- DATA SHOWN:
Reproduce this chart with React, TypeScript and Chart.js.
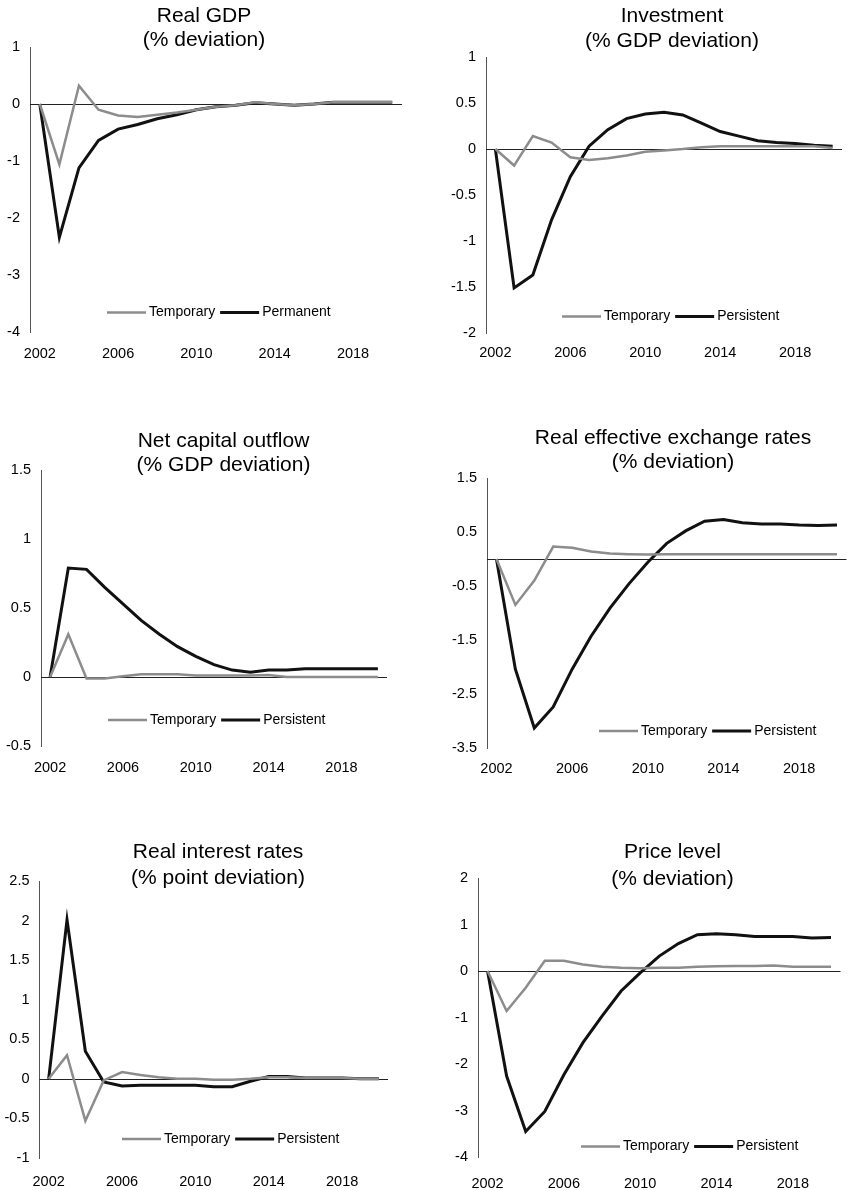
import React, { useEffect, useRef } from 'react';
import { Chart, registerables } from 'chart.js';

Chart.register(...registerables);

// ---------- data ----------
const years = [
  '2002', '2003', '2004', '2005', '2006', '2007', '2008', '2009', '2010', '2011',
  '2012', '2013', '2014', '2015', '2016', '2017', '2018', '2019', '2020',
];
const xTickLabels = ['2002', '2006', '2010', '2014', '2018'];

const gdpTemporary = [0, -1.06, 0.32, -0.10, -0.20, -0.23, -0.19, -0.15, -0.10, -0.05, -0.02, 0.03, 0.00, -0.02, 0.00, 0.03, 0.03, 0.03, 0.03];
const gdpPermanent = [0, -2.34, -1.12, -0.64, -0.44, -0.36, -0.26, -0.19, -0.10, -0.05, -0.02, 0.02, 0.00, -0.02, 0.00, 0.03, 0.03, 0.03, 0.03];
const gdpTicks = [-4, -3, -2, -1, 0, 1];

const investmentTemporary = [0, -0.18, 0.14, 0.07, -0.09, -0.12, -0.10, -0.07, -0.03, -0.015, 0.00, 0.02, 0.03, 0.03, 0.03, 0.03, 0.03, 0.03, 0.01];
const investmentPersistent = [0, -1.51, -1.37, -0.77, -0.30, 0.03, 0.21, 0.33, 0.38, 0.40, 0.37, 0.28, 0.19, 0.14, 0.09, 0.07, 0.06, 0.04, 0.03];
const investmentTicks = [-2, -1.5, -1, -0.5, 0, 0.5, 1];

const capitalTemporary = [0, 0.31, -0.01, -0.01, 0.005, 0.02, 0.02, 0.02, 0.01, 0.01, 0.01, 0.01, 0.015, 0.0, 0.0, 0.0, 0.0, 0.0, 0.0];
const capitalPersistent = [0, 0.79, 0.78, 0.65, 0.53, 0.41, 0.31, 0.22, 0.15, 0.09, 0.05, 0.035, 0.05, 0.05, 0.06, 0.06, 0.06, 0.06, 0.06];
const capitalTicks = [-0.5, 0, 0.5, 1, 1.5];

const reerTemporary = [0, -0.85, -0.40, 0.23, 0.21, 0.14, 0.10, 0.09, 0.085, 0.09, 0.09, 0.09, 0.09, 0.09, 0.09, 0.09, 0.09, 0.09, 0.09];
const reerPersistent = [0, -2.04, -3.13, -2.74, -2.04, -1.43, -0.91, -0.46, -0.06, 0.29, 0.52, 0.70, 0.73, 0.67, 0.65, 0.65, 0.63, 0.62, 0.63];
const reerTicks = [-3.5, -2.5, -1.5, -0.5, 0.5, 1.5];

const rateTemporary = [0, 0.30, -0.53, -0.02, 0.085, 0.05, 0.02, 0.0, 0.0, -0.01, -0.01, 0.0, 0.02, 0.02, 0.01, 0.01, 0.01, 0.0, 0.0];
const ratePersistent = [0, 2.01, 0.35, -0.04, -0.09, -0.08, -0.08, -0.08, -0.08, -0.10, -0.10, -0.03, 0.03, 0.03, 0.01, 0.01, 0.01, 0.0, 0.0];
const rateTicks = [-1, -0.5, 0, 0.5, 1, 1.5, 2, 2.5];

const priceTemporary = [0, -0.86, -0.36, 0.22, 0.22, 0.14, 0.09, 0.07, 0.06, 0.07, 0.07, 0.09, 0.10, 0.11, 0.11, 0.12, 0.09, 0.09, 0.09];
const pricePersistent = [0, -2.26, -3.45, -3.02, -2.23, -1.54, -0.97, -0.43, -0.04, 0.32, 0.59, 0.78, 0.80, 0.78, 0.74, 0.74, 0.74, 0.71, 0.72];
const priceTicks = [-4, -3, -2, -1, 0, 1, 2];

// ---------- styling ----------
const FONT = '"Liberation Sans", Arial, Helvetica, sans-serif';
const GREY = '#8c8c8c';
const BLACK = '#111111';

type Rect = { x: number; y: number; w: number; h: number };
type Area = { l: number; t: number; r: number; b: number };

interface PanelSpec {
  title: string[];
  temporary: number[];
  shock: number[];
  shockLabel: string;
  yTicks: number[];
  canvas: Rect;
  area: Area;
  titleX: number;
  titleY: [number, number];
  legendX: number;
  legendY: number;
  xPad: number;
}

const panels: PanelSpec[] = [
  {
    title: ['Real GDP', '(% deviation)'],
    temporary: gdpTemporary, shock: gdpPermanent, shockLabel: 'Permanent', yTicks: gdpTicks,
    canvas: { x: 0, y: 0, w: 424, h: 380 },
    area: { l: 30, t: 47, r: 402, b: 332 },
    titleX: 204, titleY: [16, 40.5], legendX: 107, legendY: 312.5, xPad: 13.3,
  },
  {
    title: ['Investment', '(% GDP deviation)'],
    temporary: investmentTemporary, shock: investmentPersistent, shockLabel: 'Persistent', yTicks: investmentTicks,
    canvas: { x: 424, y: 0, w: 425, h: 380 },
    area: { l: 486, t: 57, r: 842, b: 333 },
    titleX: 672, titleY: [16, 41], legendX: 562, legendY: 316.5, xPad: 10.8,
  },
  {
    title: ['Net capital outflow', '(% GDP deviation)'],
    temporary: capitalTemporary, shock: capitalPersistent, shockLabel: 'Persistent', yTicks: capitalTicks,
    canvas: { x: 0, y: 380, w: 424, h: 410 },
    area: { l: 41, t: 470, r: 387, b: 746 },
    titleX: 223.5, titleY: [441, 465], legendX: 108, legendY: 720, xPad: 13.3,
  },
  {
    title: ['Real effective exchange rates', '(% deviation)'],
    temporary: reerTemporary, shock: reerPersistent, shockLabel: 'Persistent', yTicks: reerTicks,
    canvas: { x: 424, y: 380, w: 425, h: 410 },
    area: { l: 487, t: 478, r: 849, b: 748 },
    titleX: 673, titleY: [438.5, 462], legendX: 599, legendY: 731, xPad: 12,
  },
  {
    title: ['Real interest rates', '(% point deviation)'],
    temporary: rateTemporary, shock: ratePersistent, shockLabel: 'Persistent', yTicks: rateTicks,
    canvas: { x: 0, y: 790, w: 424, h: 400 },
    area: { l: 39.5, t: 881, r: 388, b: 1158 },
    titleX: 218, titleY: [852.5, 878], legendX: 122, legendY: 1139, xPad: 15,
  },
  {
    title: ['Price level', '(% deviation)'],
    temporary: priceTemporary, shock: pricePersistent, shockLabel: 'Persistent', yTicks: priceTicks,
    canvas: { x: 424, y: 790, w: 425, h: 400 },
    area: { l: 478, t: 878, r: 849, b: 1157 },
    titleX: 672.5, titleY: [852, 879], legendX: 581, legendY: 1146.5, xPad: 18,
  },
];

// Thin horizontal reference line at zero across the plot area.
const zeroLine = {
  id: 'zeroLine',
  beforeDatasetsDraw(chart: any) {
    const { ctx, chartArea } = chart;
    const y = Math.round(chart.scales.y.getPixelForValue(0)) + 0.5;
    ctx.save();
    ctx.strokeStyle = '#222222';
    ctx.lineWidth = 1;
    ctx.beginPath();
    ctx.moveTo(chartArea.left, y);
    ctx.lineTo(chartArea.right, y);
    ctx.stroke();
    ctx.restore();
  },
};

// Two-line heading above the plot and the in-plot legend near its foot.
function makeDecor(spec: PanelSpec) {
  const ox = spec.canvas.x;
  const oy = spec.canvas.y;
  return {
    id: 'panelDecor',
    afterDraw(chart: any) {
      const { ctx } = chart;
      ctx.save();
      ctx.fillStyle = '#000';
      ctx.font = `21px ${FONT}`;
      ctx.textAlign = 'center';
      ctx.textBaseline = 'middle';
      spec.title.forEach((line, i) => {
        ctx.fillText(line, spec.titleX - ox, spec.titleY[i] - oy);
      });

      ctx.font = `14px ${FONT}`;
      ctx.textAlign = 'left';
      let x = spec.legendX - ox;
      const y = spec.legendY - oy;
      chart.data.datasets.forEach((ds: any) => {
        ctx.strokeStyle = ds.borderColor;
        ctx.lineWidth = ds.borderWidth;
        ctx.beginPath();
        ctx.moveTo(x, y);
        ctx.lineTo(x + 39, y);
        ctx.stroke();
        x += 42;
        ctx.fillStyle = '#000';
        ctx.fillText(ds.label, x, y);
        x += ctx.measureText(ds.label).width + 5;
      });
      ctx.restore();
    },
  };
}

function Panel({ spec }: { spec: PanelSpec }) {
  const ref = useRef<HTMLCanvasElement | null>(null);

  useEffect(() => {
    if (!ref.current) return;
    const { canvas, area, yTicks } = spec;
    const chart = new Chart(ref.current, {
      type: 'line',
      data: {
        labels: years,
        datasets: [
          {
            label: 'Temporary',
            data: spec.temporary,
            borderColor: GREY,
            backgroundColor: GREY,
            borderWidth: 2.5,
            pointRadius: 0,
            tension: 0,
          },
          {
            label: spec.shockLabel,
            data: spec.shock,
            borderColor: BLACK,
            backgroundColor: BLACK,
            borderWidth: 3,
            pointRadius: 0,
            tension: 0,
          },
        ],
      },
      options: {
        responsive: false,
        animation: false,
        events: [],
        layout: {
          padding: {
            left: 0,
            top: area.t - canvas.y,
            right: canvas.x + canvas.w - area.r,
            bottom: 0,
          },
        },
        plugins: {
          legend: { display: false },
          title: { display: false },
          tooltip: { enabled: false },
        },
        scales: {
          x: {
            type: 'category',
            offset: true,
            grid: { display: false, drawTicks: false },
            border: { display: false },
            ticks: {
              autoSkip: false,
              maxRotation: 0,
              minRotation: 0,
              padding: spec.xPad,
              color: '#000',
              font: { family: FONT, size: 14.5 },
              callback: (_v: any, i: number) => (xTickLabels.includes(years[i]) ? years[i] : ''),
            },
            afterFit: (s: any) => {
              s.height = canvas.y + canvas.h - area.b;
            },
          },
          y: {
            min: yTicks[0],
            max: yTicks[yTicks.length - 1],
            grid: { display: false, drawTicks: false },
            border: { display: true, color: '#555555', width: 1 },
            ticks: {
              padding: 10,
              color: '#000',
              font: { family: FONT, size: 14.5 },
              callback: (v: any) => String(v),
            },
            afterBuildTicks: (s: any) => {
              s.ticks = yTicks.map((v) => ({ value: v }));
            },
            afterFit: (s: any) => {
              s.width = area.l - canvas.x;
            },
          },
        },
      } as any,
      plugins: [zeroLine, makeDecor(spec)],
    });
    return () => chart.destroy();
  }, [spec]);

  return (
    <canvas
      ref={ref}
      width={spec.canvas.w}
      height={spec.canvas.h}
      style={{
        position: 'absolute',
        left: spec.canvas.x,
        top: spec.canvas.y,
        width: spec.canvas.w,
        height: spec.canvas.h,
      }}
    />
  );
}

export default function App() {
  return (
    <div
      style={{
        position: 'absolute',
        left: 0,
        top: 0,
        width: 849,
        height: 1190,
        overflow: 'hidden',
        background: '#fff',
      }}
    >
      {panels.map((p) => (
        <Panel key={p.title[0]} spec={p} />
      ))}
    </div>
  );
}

- REQUIREMENT: Restate the data word for word from its first line through the line with "const rateTicks = [-1, -0.5, 0, 0.5, 1, 1.5, 2, 2.5];", leaving out any picture along the way.

- FINISHED EXERCISE:
Reproduce this chart with React, TypeScript and Chart.js.
import React, { useEffect, useRef } from 'react';
import { Chart, registerables } from 'chart.js';

Chart.register(...registerables);

// ---------- data ----------
const years = [
  '2002', '2003', '2004', '2005', '2006', '2007', '2008', '2009', '2010', '2011',
  '2012', '2013', '2014', '2015', '2016', '2017', '2018', '2019', '2020',
];
const xTickLabels = ['2002', '2006', '2010', '2014', '2018'];

const gdpTemporary = [0, -1.06, 0.32, -0.10, -0.20, -0.23, -0.19, -0.15, -0.10, -0.05, -0.02, 0.03, 0.00, -0.02, 0.00, 0.03, 0.03, 0.03, 0.03];
const gdpPermanent = [0, -2.34, -1.12, -0.64, -0.44, -0.36, -0.26, -0.19, -0.10, -0.05, -0.02, 0.02, 0.00, -0.02, 0.00, 0.03, 0.03, 0.03, 0.03];
const gdpTicks = [-4, -3, -2, -1, 0, 1];

const investmentTemporary = [0, -0.18, 0.14, 0.07, -0.09, -0.12, -0.10, -0.07, -0.03, -0.015, 0.00, 0.02, 0.03, 0.03, 0.03, 0.03, 0.03, 0.03, 0.01];
const investmentPersistent = [0, -1.51, -1.37, -0.77, -0.30, 0.03, 0.21, 0.33, 0.38, 0.40, 0.37, 0.28, 0.19, 0.14, 0.09, 0.07, 0.06, 0.04, 0.03];
const investmentTicks = [-2, -1.5, -1, -0.5, 0, 0.5, 1];

const capitalTemporary = [0, 0.31, -0.01, -0.01, 0.005, 0.02, 0.02, 0.02, 0.01, 0.01, 0.01, 0.01, 0.015, 0.0, 0.0, 0.0, 0.0, 0.0, 0.0];
const capitalPersistent = [0, 0.79, 0.78, 0.65, 0.53, 0.41, 0.31, 0.22, 0.15, 0.09, 0.05, 0.035, 0.05, 0.05, 0.06, 0.06, 0.06, 0.06, 0.06];
const capitalTicks = [-0.5, 0, 0.5, 1, 1.5];

const reerTemporary = [0, -0.85, -0.40, 0.23, 0.21, 0.14, 0.10, 0.09, 0.085, 0.09, 0.09, 0.09, 0.09, 0.09, 0.09, 0.09, 0.09, 0.09, 0.09];
const reerPersistent = [0, -2.04, -3.13, -2.74, -2.04, -1.43, -0.91, -0.46, -0.06, 0.29, 0.52, 0.70, 0.73, 0.67, 0.65, 0.65, 0.63, 0.62, 0.63];
const reerTicks = [-3.5, -2.5, -1.5, -0.5, 0.5, 1.5];

const rateTemporary = [0, 0.30, -0.53, -0.02, 0.085, 0.05, 0.02, 0.0, 0.0, -0.01, -0.01, 0.0, 0.02, 0.02, 0.01, 0.01, 0.01, 0.0, 0.0];
const ratePersistent = [0, 2.01, 0.35, -0.04, -0.09, -0.08, -0.08, -0.08, -0.08, -0.10, -0.10, -0.03, 0.03, 0.03, 0.01, 0.01, 0.01, 0.0, 0.0];
const rateTicks = [-1, -0.5, 0, 0.5, 1, 1.5, 2, 2.5];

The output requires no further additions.